EXERCISE DESCRIPTION >> Write out each line of the listing as it stands, without the images.

DATASET SECTION >>
__________________________________________________

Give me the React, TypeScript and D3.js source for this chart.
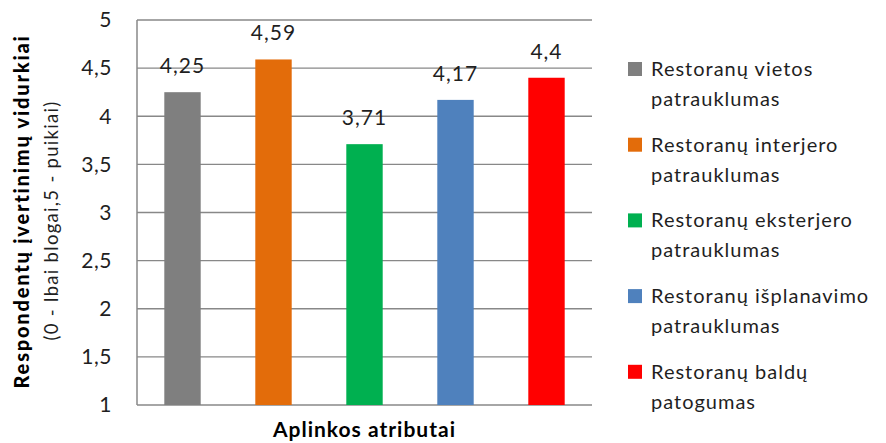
import React from "react";
import * as d3 from "d3";

const categories = ["vietos", "interjero", "eksterjero", "isplanavimo", "baldu"];
const values = [4.25, 4.59, 3.71, 4.17, 4.4];
const valueLabels = ["4,25", "4,59", "3,71", "4,17", "4,4"];
const barColors = ["#7f7f7f", "#e36c0a", "#00b050", "#4f81bd", "#ff0000"];
const legendLines = [
  ["Restoranų vietos", "patrauklumas"],
  ["Restoranų interjero", "patrauklumas"],
  ["Restoranų eksterjero", "patrauklumas"],
  ["Restoranų išplanavimo", "patrauklumas"],
  ["Restoranų baldų", "patogumas"],
];
const yTicks = [1, 1.5, 2, 2.5, 3, 3.5, 4, 4.5, 5];

const FONT = "Lato, 'Open Sans', sans-serif";
const TEXT = "#1f1f1f";

export default function App() {
  const width = 886;
  const height = 443;
  const margin = { top: 20, right: 294, bottom: 38, left: 137 };
  const plotRight = width - margin.right;
  const plotBottom = height - margin.bottom;

  const x = d3
    .scaleBand<string>()
    .domain(categories)
    .range([margin.left, plotRight])
    .paddingInner(0.6)
    .paddingOuter(0.3);

  const y = d3.scaleLinear().domain([1, 5]).range([plotBottom, margin.top]);

  const fmt = (v: number) => String(v).replace(".", ",");
  const midY = (margin.top + plotBottom) / 2;

  return (
    <svg
      width={width}
      height={height}
      style={{ position: "absolute", left: 0, top: 0, background: "#fff" }}
      fontFamily={FONT}
    >
      {/* gridlines */}
      {yTicks.map((t) => (
        <line
          key={t}
          x1={margin.left}
          x2={plotRight}
          y1={y(t)}
          y2={y(t)}
          stroke="#888"
          strokeWidth={1.3}
        />
      ))}
      {/* y axis line */}
      <line
        x1={margin.left}
        x2={margin.left}
        y1={margin.top}
        y2={plotBottom}
        stroke="#888"
        strokeWidth={1.5}
      />
      {yTicks.map((t) => (
        <text
          key={"l" + t}
          x={margin.left - 25}
          y={y(t)}
          dy="0.35em"
          textAnchor="end"
          fontSize={21}
          letterSpacing={0.5}
          fill={TEXT}
        >
          {fmt(t)}
        </text>
      ))}

      {/* bars */}
      {categories.map((c, i) => (
        <g key={c}>
          <rect
            x={x(c)}
            y={y(values[i])}
            width={x.bandwidth()}
            height={plotBottom - y(values[i])}
            fill={barColors[i]}
          />
          <text
            x={(x(c) as number) + x.bandwidth() / 2}
            y={y(values[i]) - 19}
            textAnchor="middle"
            fontSize={21}
            letterSpacing={1}
            fill={TEXT}
          >
            {valueLabels[i]}
          </text>
        </g>
      ))}

      {/* axis titles */}
      <text
        transform={`translate(29,${midY - 1}) rotate(-90)`}
        textAnchor="middle"
        fontSize={20}
        fontWeight="900"
        letterSpacing={1.8}
        fill="#000"
      >
        Respondentų įvertinimų vidurkiai
      </text>
      <text
        transform={`translate(58,${midY + 8}) rotate(-90)`}
        textAnchor="middle"
        fontSize={18.5}
        letterSpacing={1.3}
        fill={TEXT}
      >
        (0 - lbai blogai,5 - puikiai)
      </text>
      <text
        x={(margin.left + plotRight) / 2}
        y={437}
        textAnchor="middle"
        fontSize={21}
        fontWeight="bold"
        letterSpacing={1}
        fill="#000"
      >
        Aplinkos atributai
      </text>

      {/* legend */}
      {legendLines.map((lines, i) => {
        const top = 62 + i * 75.7;
        return (
          <g key={"lg" + i}>
            <rect x={628} y={top} width={14} height={14} fill={barColors[i]} />
            <text x={651} y={top + 14} fontSize={20} letterSpacing={1} fill={TEXT}>
              {lines[0]}
            </text>
            <text x={651} y={top + 44} fontSize={20} letterSpacing={1} fill={TEXT}>
              {lines[1]}
            </text>
          </g>
        );
      })}
    </svg>
  );
}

__________________________________________________

ANSWER TO THE TASK >>
Give me the React, TypeScript and D3.js source for this chart.
import React from "react";
import * as d3 from "d3";

const categories = ["vietos", "interjero", "eksterjero", "isplanavimo", "baldu"];
const values = [4.25, 4.59, 3.71, 4.17, 4.4];
const valueLabels = ["4,25", "4,59", "3,71", "4,17", "4,4"];
const barColors = ["#7f7f7f", "#e36c0a", "#00b050", "#4f81bd", "#ff0000"];
const legendLines = [
  ["Restoranų vietos", "patrauklumas"],
  ["Restoranų interjero", "patrauklumas"],
  ["Restoranų eksterjero", "patrauklumas"],
  ["Restoranų išplanavimo", "patrauklumas"],
  ["Restoranų baldų", "patogumas"],
];
const yTicks = [1, 1.5, 2, 2.5, 3, 3.5, 4, 4.5, 5];

const FONT = "Lato, 'Open Sans', sans-serif";
const TEXT = "#1f1f1f";

export default function App() {
  const width = 886;
  const height = 443;
  const margin = { top: 20, right: 294, bottom: 38, left: 137 };
  const plotRight = width - margin.right;
  const plotBottom = height - margin.bottom;

  const x = d3
    .scaleBand<string>()
    .domain(categories)
    .range([margin.left, plotRight])
    .paddingInner(0.6)
    .paddingOuter(0.3);

  const y = d3.scaleLinear().domain([1, 5]).range([plotBottom, margin.top]);

  const fmt = (v: number) => String(v).replace(".", ",");
  const midY = (margin.top + plotBottom) / 2;

  return (
    <svg
      width={width}
      height={height}
      style={{ position: "absolute", left: 0, top: 0, background: "#fff" }}
      fontFamily={FONT}
    >
      {/* gridlines */}
      {yTicks.map((t) => (
        <line
          key={t}
          x1={margin.left}
          x2={plotRight}
          y1={y(t)}
          y2={y(t)}
          stroke="#888"
          strokeWidth={1.3}
        />
      ))}
      {/* y axis line */}
      <line
        x1={margin.left}
        x2={margin.left}
        y1={margin.top}
        y2={plotBottom}
        stroke="#888"
        strokeWidth={1.5}
      />
      {yTicks.map((t) => (
        <text
          key={"l" + t}
          x={margin.left - 25}
          y={y(t)}
          dy="0.35em"
          textAnchor="end"
          fontSize={21}
          letterSpacing={0.5}
          fill={TEXT}
        >
          {fmt(t)}
        </text>
      ))}

      {/* bars */}
      {categories.map((c, i) => (
        <g key={c}>
          <rect
            x={x(c)}
            y={y(values[i])}
            width={x.bandwidth()}
            height={plotBottom - y(values[i])}
            fill={barColors[i]}
          />
          <text
            x={(x(c) as number) + x.bandwidth() / 2}
            y={y(values[i]) - 19}
            textAnchor="middle"
            fontSize={21}
            letterSpacing={1}
            fill={TEXT}
          >
            {valueLabels[i]}
          </text>
        </g>
      ))}

      {/* axis titles */}
      <text
        transform={`translate(29,${midY - 1}) rotate(-90)`}
        textAnchor="middle"
        fontSize={20}
        fontWeight="900"
        letterSpacing={1.8}
        fill="#000"
      >
        Respondentų įvertinimų vidurkiai
      </text>
      <text
        transform={`translate(58,${midY + 8}) rotate(-90)`}
        textAnchor="middle"
        fontSize={18.5}
        letterSpacing={1.3}
        fill={TEXT}
      >
        (0 - lbai blogai,5 - puikiai)
      </text>
      <text
        x={(margin.left + plotRight) / 2}
        y={437}
        textAnchor="middle"
        fontSize={21}
        fontWeight="bold"
        letterSpacing={1}
        fill="#000"
      >
        Aplinkos atributai
      </text>

      {/* legend */}
      {legendLines.map((lines, i) => {
        const top = 62 + i * 75.7;
        return (
          <g key={"lg" + i}>
            <rect x={628} y={top} width={14} height={14} fill={barColors[i]} />
            <text x={651} y={top + 14} fontSize={20} letterSpacing={1} fill={TEXT}>
              {lines[0]}
            </text>
            <text x={651} y={top + 44} fontSize={20} letterSpacing={1} fill={TEXT}>
              {lines[1]}
            </text>
          </g>
        );
      })}
    </svg>
  );
}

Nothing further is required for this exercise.